Reformcu lider Mirziyoyev, Kerimov gibi halkını düşünerek halkı kendisinden mahrum etmemek amacıyla ilk iş olarak göreve gelir gelmez anayasa değişikliği ile görevde kalmanın bir yolunu bulmuştu.
2016 ve 2021 yılında yine “kukla” adaylarla seçime giren ve kazanan Mirziyoyev, böylece görev süresi bitmişken anayasal görev süresi sınırlamasının sıfırlandığını iddia edip 2040 yılına kadar görevde kalabilecekti.
Reform yapılacaksa, ülkeye demokrasi getirilecekse de bunu tek adam başaracaktı.
Geçen hafta düzenlenen referandumda, anayasa değişikliği tasarısı %90 oyla kabul edildi ve yürürlüğe girdi.
“Biz de demokratız, göstermelik de olsa”
Özbekistan benimsediği bu güzel anayasa metni ile demokratikleşebilecek mi? Bunu zaman gösterecek.
Fakat muhalefetin, medyanın olmadığı, herkesin -mış gibi davrandığı bir ülkenin kılcal damarlarına işlemiş otoriter zihniyeti ülkeden söküp atmaya hiçbir anayasanın gücünün yetmeyeceği kesin.
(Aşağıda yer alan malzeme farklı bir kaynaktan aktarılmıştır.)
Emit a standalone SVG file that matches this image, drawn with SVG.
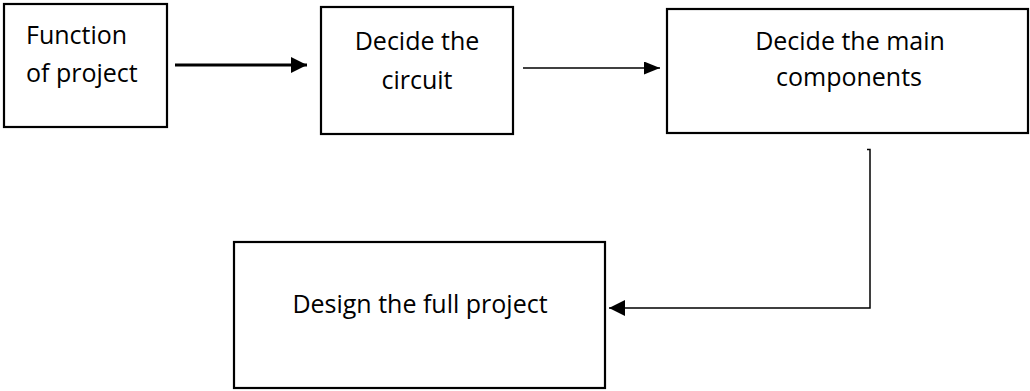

Modern demokrasilerde dahi düzenlenmeyen çevre hakkı gibi yeni anayasal kurumların, idam yasağının, güzel insan hakları temennilerinin sahici bir şekilde uygulanmadığı, bu kurallara sahip çıkacak bağımsız Anayasa Mahkemesi’nin, mahkemelerin, hukukçuların olmadığı Özbekistan’ın “demokratik” ülkeler kervanına katılması için daha çok uzun bir süre var.
Belki Mirziyoyev, Kerimov’un aksine şahsi iktidar hırsını bir kenara koyup ülkede gerçek bir muhalefetin filizlenmesinin yolunu açacak, belki ekonomiyi de toplumsal hayatı da dünyaya açacak köklü adımlar atacak. Ya da Tunus’ta olduğu gibi otoriterliğin gülen yüzlerinden biri olacak, “reformları” şahsi çıkarını meşrulaştırmak için kullanacak.
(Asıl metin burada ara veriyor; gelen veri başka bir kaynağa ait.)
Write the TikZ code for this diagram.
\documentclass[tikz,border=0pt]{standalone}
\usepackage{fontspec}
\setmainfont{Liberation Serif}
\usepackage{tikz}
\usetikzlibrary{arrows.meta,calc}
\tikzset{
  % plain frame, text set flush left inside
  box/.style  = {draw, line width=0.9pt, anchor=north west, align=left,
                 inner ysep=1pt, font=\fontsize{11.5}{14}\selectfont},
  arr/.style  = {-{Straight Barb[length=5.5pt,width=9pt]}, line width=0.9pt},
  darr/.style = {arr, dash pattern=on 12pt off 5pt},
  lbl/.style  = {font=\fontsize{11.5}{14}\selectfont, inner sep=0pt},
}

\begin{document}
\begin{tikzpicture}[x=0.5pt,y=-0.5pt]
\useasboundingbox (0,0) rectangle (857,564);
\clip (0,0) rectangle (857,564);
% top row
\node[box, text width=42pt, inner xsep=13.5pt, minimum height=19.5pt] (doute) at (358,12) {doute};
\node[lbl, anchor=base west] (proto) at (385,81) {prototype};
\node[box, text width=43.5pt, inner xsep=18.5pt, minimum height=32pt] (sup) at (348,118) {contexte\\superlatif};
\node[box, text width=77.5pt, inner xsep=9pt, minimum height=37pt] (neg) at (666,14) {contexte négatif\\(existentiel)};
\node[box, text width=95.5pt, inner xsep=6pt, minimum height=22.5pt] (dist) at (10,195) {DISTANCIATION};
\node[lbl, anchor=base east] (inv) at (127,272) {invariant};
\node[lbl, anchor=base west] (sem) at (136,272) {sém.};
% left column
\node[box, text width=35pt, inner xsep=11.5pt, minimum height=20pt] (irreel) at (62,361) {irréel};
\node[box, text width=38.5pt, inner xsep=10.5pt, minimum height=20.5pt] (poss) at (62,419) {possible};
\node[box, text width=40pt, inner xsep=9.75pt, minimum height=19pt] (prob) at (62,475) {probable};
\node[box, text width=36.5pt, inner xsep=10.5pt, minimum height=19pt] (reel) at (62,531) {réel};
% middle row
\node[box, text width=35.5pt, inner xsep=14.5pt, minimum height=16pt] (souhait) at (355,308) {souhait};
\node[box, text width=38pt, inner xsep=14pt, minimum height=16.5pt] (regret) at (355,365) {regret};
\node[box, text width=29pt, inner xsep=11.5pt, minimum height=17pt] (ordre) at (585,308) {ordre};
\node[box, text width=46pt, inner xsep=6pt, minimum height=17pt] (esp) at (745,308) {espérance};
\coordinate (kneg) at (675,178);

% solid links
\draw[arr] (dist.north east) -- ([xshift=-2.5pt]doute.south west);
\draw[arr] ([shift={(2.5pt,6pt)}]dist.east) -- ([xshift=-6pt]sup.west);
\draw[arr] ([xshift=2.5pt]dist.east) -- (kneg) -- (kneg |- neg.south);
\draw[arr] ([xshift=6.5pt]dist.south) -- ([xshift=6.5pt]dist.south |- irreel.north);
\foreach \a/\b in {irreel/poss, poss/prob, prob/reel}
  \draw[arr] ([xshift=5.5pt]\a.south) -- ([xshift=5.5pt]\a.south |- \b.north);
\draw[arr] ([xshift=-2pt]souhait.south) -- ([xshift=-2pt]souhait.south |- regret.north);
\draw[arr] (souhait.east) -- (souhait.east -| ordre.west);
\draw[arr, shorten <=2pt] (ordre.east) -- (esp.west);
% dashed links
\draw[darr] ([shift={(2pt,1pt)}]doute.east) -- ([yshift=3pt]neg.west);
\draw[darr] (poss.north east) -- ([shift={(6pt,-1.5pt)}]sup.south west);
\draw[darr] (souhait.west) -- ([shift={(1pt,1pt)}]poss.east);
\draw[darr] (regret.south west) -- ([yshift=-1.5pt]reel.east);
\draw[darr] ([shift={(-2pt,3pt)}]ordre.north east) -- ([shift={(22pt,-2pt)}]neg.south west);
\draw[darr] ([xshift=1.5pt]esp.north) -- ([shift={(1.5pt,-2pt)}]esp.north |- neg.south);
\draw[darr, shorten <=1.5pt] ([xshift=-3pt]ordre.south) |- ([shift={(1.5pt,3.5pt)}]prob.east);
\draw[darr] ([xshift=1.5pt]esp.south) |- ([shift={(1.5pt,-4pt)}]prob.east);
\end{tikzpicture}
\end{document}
Fakat niyetin Kopenhag, amelin Moskova olduğu bu Özbek masalında dahi her türlü otoriter uygulamanın, şahsi iktidar hevesinin, tek adamlığı pekiştiren antidemokratik hamlelerin dahi anayasal ve hukuki gerekçelerle ve en önemlisi göstermelik de olsa halk oyuyla meşrulaştırılmaya çalışılması bile dünyada her şeye rağmen rüzgârın hâlâ demokrasiden yana estiğini gösteriyor.